Everything from the first line of the data through the line with "(261,125) rectangle (1344,295);" is to be echoed exactly, minus the pictures.

▶

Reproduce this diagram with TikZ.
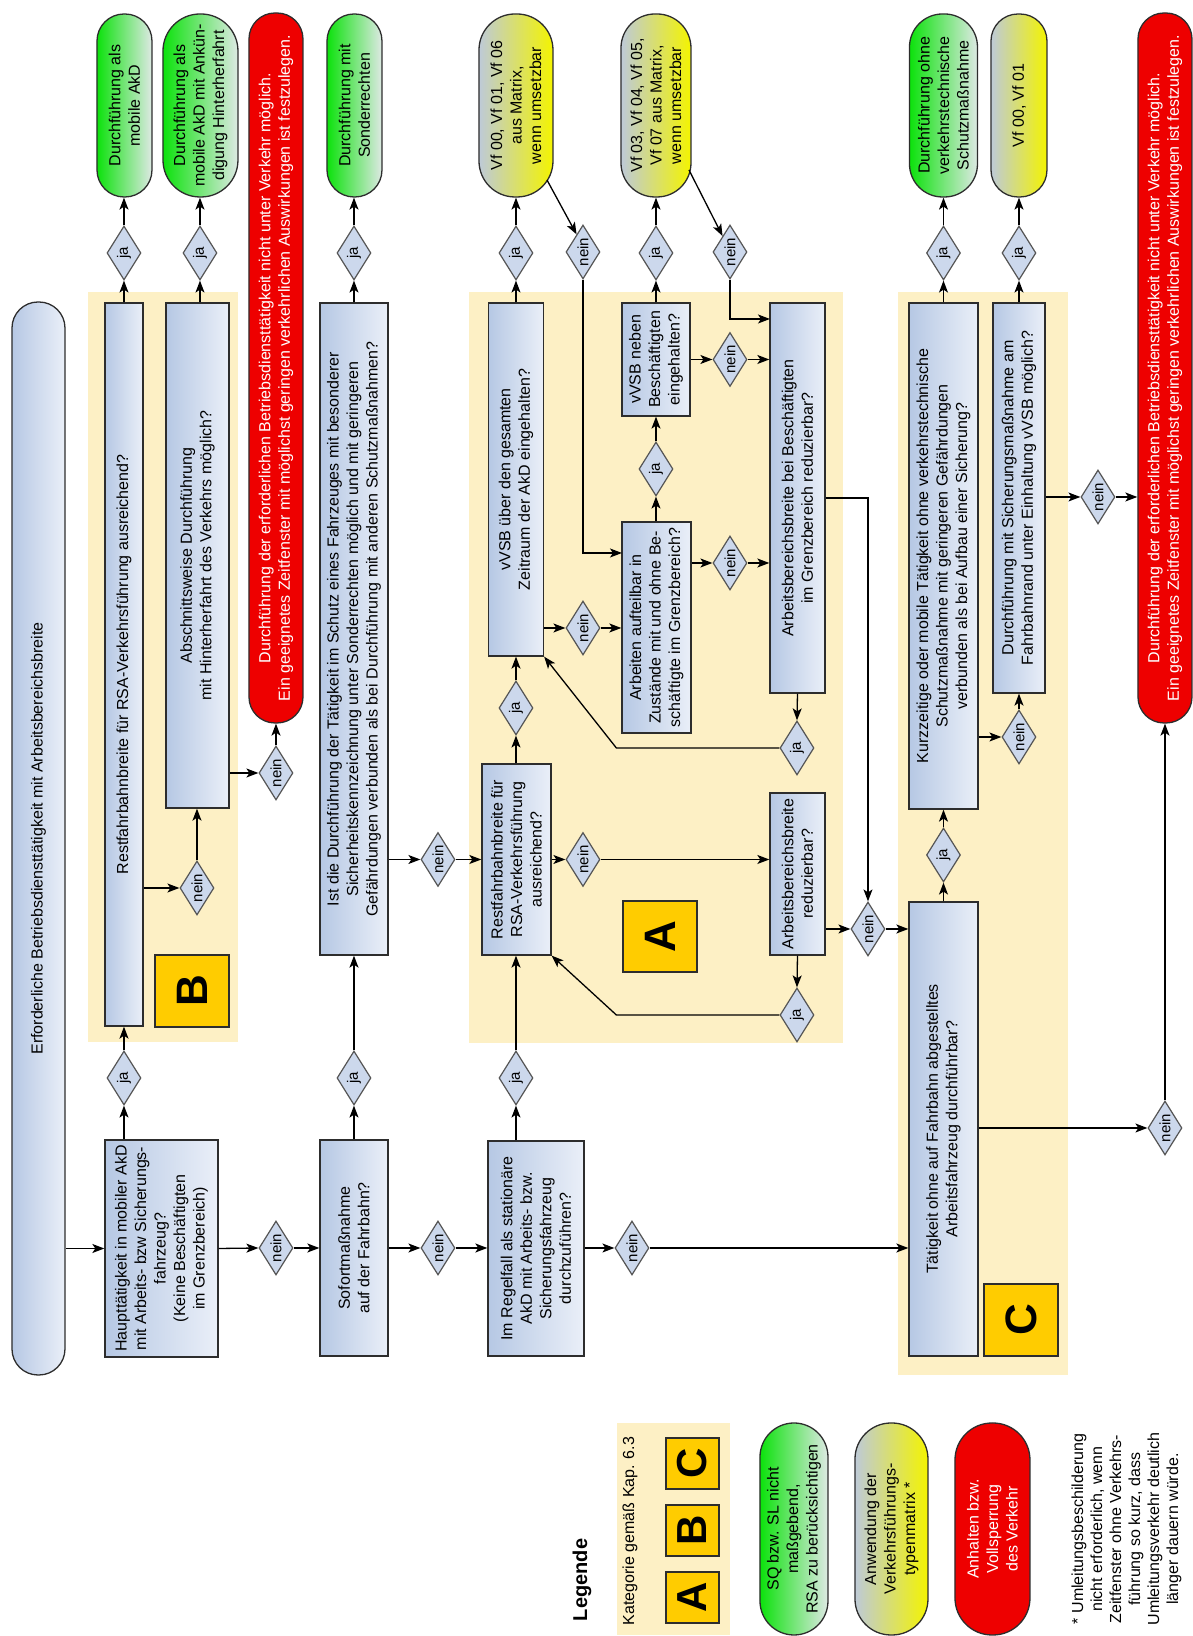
\documentclass[tikz,border=0pt]{standalone}
\usepackage{fontspec}
\setmainfont{Liberation Sans}
\usetikzlibrary{shapes.geometric,arrows.meta}

\definecolor{boxdark}{RGB}{182,200,228}
\definecolor{boxlight}{RGB}{234,239,248}
\definecolor{areafill}{RGB}{253,240,197}
\definecolor{katfill}{RGB}{255,204,0}
\definecolor{greenbright}{RGB}{12,226,12}
\definecolor{greenlight}{RGB}{222,233,228}
\definecolor{vfyellow}{RGB}{244,244,0}
\definecolor{vfgrey}{RGB}{190,202,216}
\definecolor{haltred}{RGB}{238,0,0}
\definecolor{rautefill}{RGB}{204,216,236}
\definecolor{rautegray}{RGB}{85,85,85}
\definecolor{linegray}{RGB}{45,45,45}

\begin{document}
\begin{tikzpicture}[x=1pt, y=1pt, rotate=90, transform shape,
  font=\fontsize{16}{19.5}\selectfont,
  frage/.style={rectangle, draw=linegray, line width=1.3pt, left color=boxdark, right color=boxlight, align=center, inner sep=0pt},
  ende/.style={rectangle, rounded corners=#1, draw=linegray, line width=1.3pt, align=center, inner sep=0pt},
  gut/.style={ende=#1, left color=greenbright, right color=greenlight},
  vf/.style={ende=#1, left color=vfgrey, right color=vfyellow},
  halt/.style={ende=#1, fill=haltred, text=white},
  raute/.style={diamond, aspect=1.6, draw=rautegray, line width=1.2pt, fill=rautefill, minimum width=54, minimum height=34, inner sep=0pt, font=\fontsize{15}{15}\selectfont},
  kat/.style={rectangle, draw=linegray, line width=1.3pt, fill=katfill, inner sep=0pt, font=\fontsize{44}{44}\selectfont\bfseries},
  bereich/.style={fill=areafill},
  pfeil/.style={-{Stealth[length=12pt, width=9pt, inset=3pt]}, line width=1.3pt}]

\useasboundingbox (0,0) rectangle (1636,1193);

% Bereiche der Kategorien
\fill[bereich] (594,955) rectangle (1344,1105);
\fill[bereich] (593,350) rectangle (1344,724);
\fill[bereich] (261,125) rectangle (1344,295);

\node[frage, rounded corners=26, minimum width=1073, minimum height=53] (titel) at (797.5,1154.5) {Erforderliche Betriebsdiensttätigkeit mit Arbeitsbereichsbreite};

% Kategorie B
\node[frage, minimum width=217, minimum height=113] (haupt) at (387.5,1031.5) {Haupttätigkeit in mobiler AkD\\mit Arbeits- bzw Sicherungs-\\fahrzeug?\\(Keine Beschäftigten\\im Grenzbereich)};
\node[frage, minimum width=723, minimum height=38] (brest) at (971.5,1069) {Restfahrbahnbreite für RSA-Verkehrsführung ausreichend?};
\node[frage, minimum width=505, minimum height=63] (absch) at (1080.5,995.5) {Abschnittsweise Durchführung\\mit Hinterherfahrt des Verkehrs möglich?};
\node[kat, minimum width=72, minimum height=74] (katB) at (645,1001) {B};
\node[gut=27, minimum width=183, minimum height=55] (endeA) at (1530.5,1068.5) {Durchführung als\\mobile AkD};
\node[gut=37, minimum width=183, minimum height=75] (endeB) at (1530.5,992.5) {Durchführung als\\mobile AkD mit Ankün-\\digung Hinterherfahrt};
\node[halt=26, minimum width=710, minimum height=54] (haltA) at (1268,917) {Durchführung der erforderlichen Betriebsdiensttätigkeit nicht unter Verkehr möglich.\\Ein geeignetes Zeitfenster mit möglichst geringen verkehrlichen Auswirkungen ist festzulegen.};

\node[frage, minimum width=216, minimum height=68] (sofort) at (388,839) {Sofortmaßnahme\\auf der Fahrbahn?};
\node[frage, minimum width=652, minimum height=68] (schutz) at (1007,839) {Ist die Durchführung der Tätigkeit im Schutz eines Fahrzeuges mit besonderer\\Sicherheitskennzeichnung unter Sonderrechten möglich und mit geringeren\\Gefährdungen verbunden als bei Durchführung mit anderen Schutzmaßnahmen?};
\node[gut=27, minimum width=183, minimum height=55] (endeC) at (1530.5,838.5) {Durchführung mit\\Sonderrechten};

% Kategorie A
\node[frage, minimum width=215, minimum height=96] (regel) at (387.5,657) {Im Regelfall als stationäre\\AkD mit Arbeits- bzw.\\Sicherungsfahrzeug\\durchzuführen?};
\node[frage, minimum width=191, minimum height=69] (arest) at (776.5,676.5) {Restfahrbahnbreite für\\RSA-Verkehrsführung\\ausreichend?};
\node[kat, minimum width=71, minimum height=74] (katA) at (699.5,533) {A};
\node[frage, minimum width=353, minimum height=55] (vvsbA) at (1156.5,677) {vVSB über den gesamten\\Zeitraum der AkD eingehalten?};
\node[vf=36, minimum width=183, minimum height=74] (vfA) at (1530.5,677) {Vf 00, Vf 01, Vf 06\\aus Matrix,\\wenn umsetzbar};
\node[frage, minimum width=211, minimum height=69] (aufteil) at (1008.5,536.5) {Arbeiten aufteilbar in\\Zustände mit und ohne Be-\\schäftigte im Grenzbereich?};
\node[frage, minimum width=113, minimum height=68] (vvsbB) at (1276.5,537) {vVSB neben\\Beschäftigten\\eingehalten?};
\node[vf=34, minimum width=183, minimum height=70] (vfB) at (1530.5,537) {Vf 03, Vf 04, Vf 05,\\Vf 07 aus Matrix,\\wenn umsetzbar};
\node[frage, minimum width=390, minimum height=55] (abbesch) at (1138,395.5) {Arbeitsbereichsbreite bei Beschäftigten\\im Grenzbereich reduzierbar?};
\node[frage, minimum width=162, minimum height=55] (abred) at (762,395.5) {Arbeitsbereichsbreite\\reduzierbar?};

% Kategorie C
\node[frage, minimum width=454, minimum height=69] (ohne) at (507,249.5) {Tätigkeit ohne auf Fahrbahn abgestelltes\\Arbeitsfahrzeug durchführbar?};
\node[kat, minimum width=72, minimum height=74] (katC) at (316,172) {C};
\node[frage, minimum width=506, minimum height=69] (kurz) at (1080,249.5) {Kurzzeitige oder mobile Tätigkeit ohne verkehrstechnische\\Schutzmaßnahme mit geringeren Gefährdungen\\verbunden als bei Aufbau einer Sicherung?};
\node[gut=33, minimum width=183, minimum height=68] (endeD) at (1530.5,249.5) {Durchführung ohne\\verkehrstechnische\\Schutzmaßnahme};
\node[frage, minimum width=390, minimum height=52] (sicher) at (1138,174) {Durchführung mit Sicherungsmaßnahme am\\Fahrbahnrand unter Einhaltung vVSB möglich?};
\node[vf=27, minimum width=183, minimum height=56] (vfC) at (1530.5,174) {Vf 00, Vf 01};
\node[halt=26, minimum width=710, minimum height=54] (haltB) at (1268,28) {Durchführung der erforderlichen Betriebsdiensttätigkeit nicht unter Verkehr möglich.\\Ein geeignetes Zeitfenster mit möglichst geringen verkehrlichen Auswirkungen ist festzulegen.};

% Entscheidungen
\node[raute] (haupt-ja) at (558,1069) {ja};
\node[raute] (haupt-nein) at (388,917) {nein};
\node[raute] (brest-nein) at (748,996) {nein};
\node[raute] (brest-ja) at (1383,1069) {ja};
\node[raute] (absch-ja) at (1383,993) {ja};
\node[raute] (absch-nein) at (863,917) {nein};
\node[raute] (sofort-ja) at (558,839) {ja};
\node[raute] (schutz-ja) at (1383,839) {ja};
\node[raute] (schutz-nein) at (776.5,755) {nein};
\node[raute] (sofort-nein) at (388,755) {nein};
\node[raute] (regel-ja) at (558,677) {ja};
\node[raute] (regel-nein) at (388,561) {nein};
\node[raute] (arest-ja) at (928,677) {ja};
\node[raute] (vvsbA-ja) at (1383,677) {ja};
\node[raute] (vvsbA-nein) at (1008,610) {nein};
\node[raute] (vfA-nein) at (1384,610) {nein};
\node[raute] (aufteil-ja) at (1167,537) {ja};
\node[raute] (vvsbB-ja) at (1383,537) {ja};
\node[raute] (vfB-nein) at (1384,463) {nein};
\node[raute] (vvsbB-nein) at (1276.5,463) {nein};
\node[raute] (aufteil-nein) at (1073,463) {nein};
\node[raute] (abbesch-ja) at (888,396) {ja};
\node[raute] (arest-nein) at (776.5,610) {nein};
\node[raute] (abred-ja) at (621,396) {ja};
\node[raute] (abred-nein) at (707,325) {nein};
\node[raute] (ohne-ja) at (781,249.5) {ja};
\node[raute] (kurz-ja) at (1383,249.5) {ja};
\node[raute] (kurz-nein) at (899,174) {nein};
\node[raute] (sicher-ja) at (1383,174) {ja};
\node[raute] (sicher-nein) at (1139,95) {nein};
\node[raute] (ohne-nein) at (508,28) {nein};

\coordinate (vfA-aus) at (1456,646);
\coordinate (vfB-aus) at (1466,504);
\coordinate (aufteil-ein) at (1083,571);
\coordinate (abbesch-ein) at (1317,423);

% Verbindungen
\draw[pfeil] (titel.south -| haupt) -- (haupt.north);
\draw[pfeil] (haupt.east |- haupt-ja) -- (haupt-ja.west);
\draw[pfeil] (haupt-ja.east) -- (brest.west);
\draw[pfeil] (haupt.south) -- (haupt-nein.north);
\draw[pfeil] (haupt-nein.south) -- (sofort.north);
\draw[pfeil] (brest.south -| brest-nein) -- (brest-nein.north);
\draw[pfeil] (brest-nein.east) -- (absch.west |- brest-nein);
\draw[pfeil] (brest.east) -- (brest-ja.west);
\draw[pfeil] (brest-ja.east) -- (endeA.west |- brest-ja);
\draw[pfeil] (absch.east |- absch-ja) -- (absch-ja.west);
\draw[pfeil] (absch-ja.east) -- (endeB.west |- absch-ja);
\draw[pfeil] (absch.south -| absch-nein) -- (absch-nein.north);
\draw[pfeil] (absch-nein.east) -- (haltA.west);
\draw[pfeil] (sofort.east) -- (sofort-ja.west);
\draw[pfeil] (sofort-ja.east) -- (schutz.west);
\draw[pfeil] (schutz.east) -- (schutz-ja.west);
\draw[pfeil] (schutz-ja.east) -- (endeC.west |- schutz-ja);
\draw[pfeil] (schutz.south -| schutz-nein) -- (schutz-nein.north);
\draw[pfeil] (schutz-nein.south) -- (arest.north);
\draw[pfeil] (sofort.south) -- (sofort-nein.north);
\draw[pfeil] (sofort-nein.south) -- (regel.north -| sofort-nein);
\draw[pfeil] (regel.east |- regel-ja) -- (regel-ja.west);
\draw[pfeil] (regel-ja.east) -- (arest.west |- regel-ja);
\draw[pfeil] (regel.south -| regel-nein) -- (regel-nein.north);
\draw[pfeil] (regel-nein.south) -- (ohne.north -| regel-nein);
\draw[pfeil] (arest.east |- arest-ja) -- (arest-ja.west);
\draw[pfeil] (arest-ja.east) -- (vvsbA.west |- arest-ja);
\draw[pfeil] (vvsbA.east) -- (vvsbA-ja.west);
\draw[pfeil] (vvsbA-ja.east) -- (vfA.west);
\draw[pfeil] (vvsbA.south -| vvsbA-nein) -- (vvsbA-nein.north);
\draw[pfeil] (vvsbA-nein.south) -- (aufteil.north -| vvsbA-nein);
\draw[pfeil] (vfA-aus) -- (vfA-nein.20);
\draw[pfeil] (vfA-nein.west) -| (aufteil-ein);
\draw[pfeil] (aufteil.east |- aufteil-ja) -- (aufteil-ja.west);
\draw[pfeil] (aufteil-ja.east) -- (vvsbB.west |- aufteil-ja);
\draw[pfeil] (vvsbB.east) -- (vvsbB-ja.west);
\draw[pfeil] (vvsbB-ja.east) -- (vfB.west);
\draw[pfeil] (vfB-aus) -- (vfB-nein.25);
\draw[pfeil] (vfB-nein.west) -| (abbesch-ein);
\draw[pfeil] (vvsbB.south -| vvsbB-nein) -- (vvsbB-nein.north);
\draw[pfeil] (vvsbB-nein.south) -- (abbesch.north -| vvsbB-nein);
\draw[pfeil] (aufteil.south -| aufteil-nein) -- (aufteil-nein.north);
\draw[pfeil] (aufteil-nein.south) -- (abbesch.north -| aufteil-nein);
\draw[pfeil] (abbesch.west) -- (abbesch-ja.east);
\draw[pfeil] (abbesch-ja.north) -- ++(0,163) -- (vvsbA.south west);
\draw[pfeil] (arest.south) -- (arest-nein.north);
\draw[pfeil] (arest-nein.south) -- (abred.north -| arest-nein);
\draw[pfeil] (abred.west) -- (abred-ja.east);
\draw[pfeil] (abred-ja.north) -- ++(0,163) -- (arest.south west);
\draw[pfeil] (abred.south -| abred-nein) -- (abred-nein.north);
\draw[pfeil] (abbesch.south) |- (abred-nein.east);
\draw[pfeil] (abred-nein.south) -- (ohne.north -| abred-nein);
\draw[pfeil] (ohne.east) -- (ohne-ja.west);
\draw[pfeil] (ohne-ja.east) -- (kurz.west);
\draw[pfeil] (kurz.east) -- (kurz-ja.west);
\draw[pfeil] (kurz-ja.east) -- (endeD.west);
\draw[pfeil] (kurz.south -| kurz-nein) -- (kurz-nein.north);
\draw[pfeil] (kurz-nein.east) -- (sicher.west);
\draw[pfeil] (sicher.east) -- (sicher-ja.west);
\draw[pfeil] (sicher-ja.east) -- (vfC.west);
\draw[pfeil] (sicher.south -| sicher-nein) -- (sicher-nein.north);
\draw[pfeil] (sicher-nein.south) -- (haltB.north -| sicher-nein);
\draw[pfeil] (ohne.south -| ohne-nein) -- (ohne-nein.north);
\draw[pfeil] (ohne-nein.east) -- (haltB.west);

% Legende
\node[font=\fontsize{20}{20}\selectfont\bfseries] (legende) at (56,611) {Legende};
\fill[bereich] (1,463) rectangle (213,576);
\node (kap) at (105,563) {Kategorie gemäß Kap. 6.3};
\node[kat, minimum width=51, minimum height=53, font=\fontsize{42}{42}\selectfont\bfseries] (legA) at (38.5,500.5) {A};
\node[kat, minimum width=51, minimum height=53, font=\fontsize{42}{42}\selectfont\bfseries] (legB) at (105.5,500.5) {B};
\node[kat, minimum width=51, minimum height=53, font=\fontsize{42}{42}\selectfont\bfseries] (legC) at (172.5,500.5) {C};
\node[gut=34, minimum width=212, minimum height=68] (leggut) at (107,399) {SQ bzw. SL nicht\\maßgebend,\\RSA zu berücksichtigen};
\node[vf=36, minimum width=212, minimum height=73] (legvf) at (107,301.5) {Anwendung der\\Verkehrsführungs-\\typenmatrix *};
\node[halt=37, minimum width=212, minimum height=75] (leghalt) at (107,200.5) {Anhalten bzw.\\Vollsperrung\\des Verkehr};
\node[align=center, font=\fontsize{16}{19}\selectfont] (fussnote) at (107,66.5) {* Umleitungsbeschilderung\\nicht erforderlich, wenn\\Zeitfenster ohne Verkehrs-\\führung so kurz, dass\\Umleitungsverkehr deutlich\\länger dauern würde.};

\end{tikzpicture}
\end{document}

◀

## Result
Reproduce this diagram with TikZ.
\documentclass[tikz,border=0pt]{standalone}
\usepackage{fontspec}
\setmainfont{Liberation Sans}
\usetikzlibrary{shapes.geometric,arrows.meta}

\definecolor{boxdark}{RGB}{182,200,228}
\definecolor{boxlight}{RGB}{234,239,248}
\definecolor{areafill}{RGB}{253,240,197}
\definecolor{katfill}{RGB}{255,204,0}
\definecolor{greenbright}{RGB}{12,226,12}
\definecolor{greenlight}{RGB}{222,233,228}
\definecolor{vfyellow}{RGB}{244,244,0}
\definecolor{vfgrey}{RGB}{190,202,216}
\definecolor{haltred}{RGB}{238,0,0}
\definecolor{rautefill}{RGB}{204,216,236}
\definecolor{rautegray}{RGB}{85,85,85}
\definecolor{linegray}{RGB}{45,45,45}

\begin{document}
\begin{tikzpicture}[x=1pt, y=1pt, rotate=90, transform shape,
  font=\fontsize{16}{19.5}\selectfont,
  frage/.style={rectangle, draw=linegray, line width=1.3pt, left color=boxdark, right color=boxlight, align=center, inner sep=0pt},
  ende/.style={rectangle, rounded corners=#1, draw=linegray, line width=1.3pt, align=center, inner sep=0pt},
  gut/.style={ende=#1, left color=greenbright, right color=greenlight},
  vf/.style={ende=#1, left color=vfgrey, right color=vfyellow},
  halt/.style={ende=#1, fill=haltred, text=white},
  raute/.style={diamond, aspect=1.6, draw=rautegray, line width=1.2pt, fill=rautefill, minimum width=54, minimum height=34, inner sep=0pt, font=\fontsize{15}{15}\selectfont},
  kat/.style={rectangle, draw=linegray, line width=1.3pt, fill=katfill, inner sep=0pt, font=\fontsize{44}{44}\selectfont\bfseries},
  bereich/.style={fill=areafill},
  pfeil/.style={-{Stealth[length=12pt, width=9pt, inset=3pt]}, line width=1.3pt}]

\useasboundingbox (0,0) rectangle (1636,1193);

% Bereiche der Kategorien
\fill[bereich] (594,955) rectangle (1344,1105);
\fill[bereich] (593,350) rectangle (1344,724);
\fill[bereich] (261,125) rectangle (1344,295);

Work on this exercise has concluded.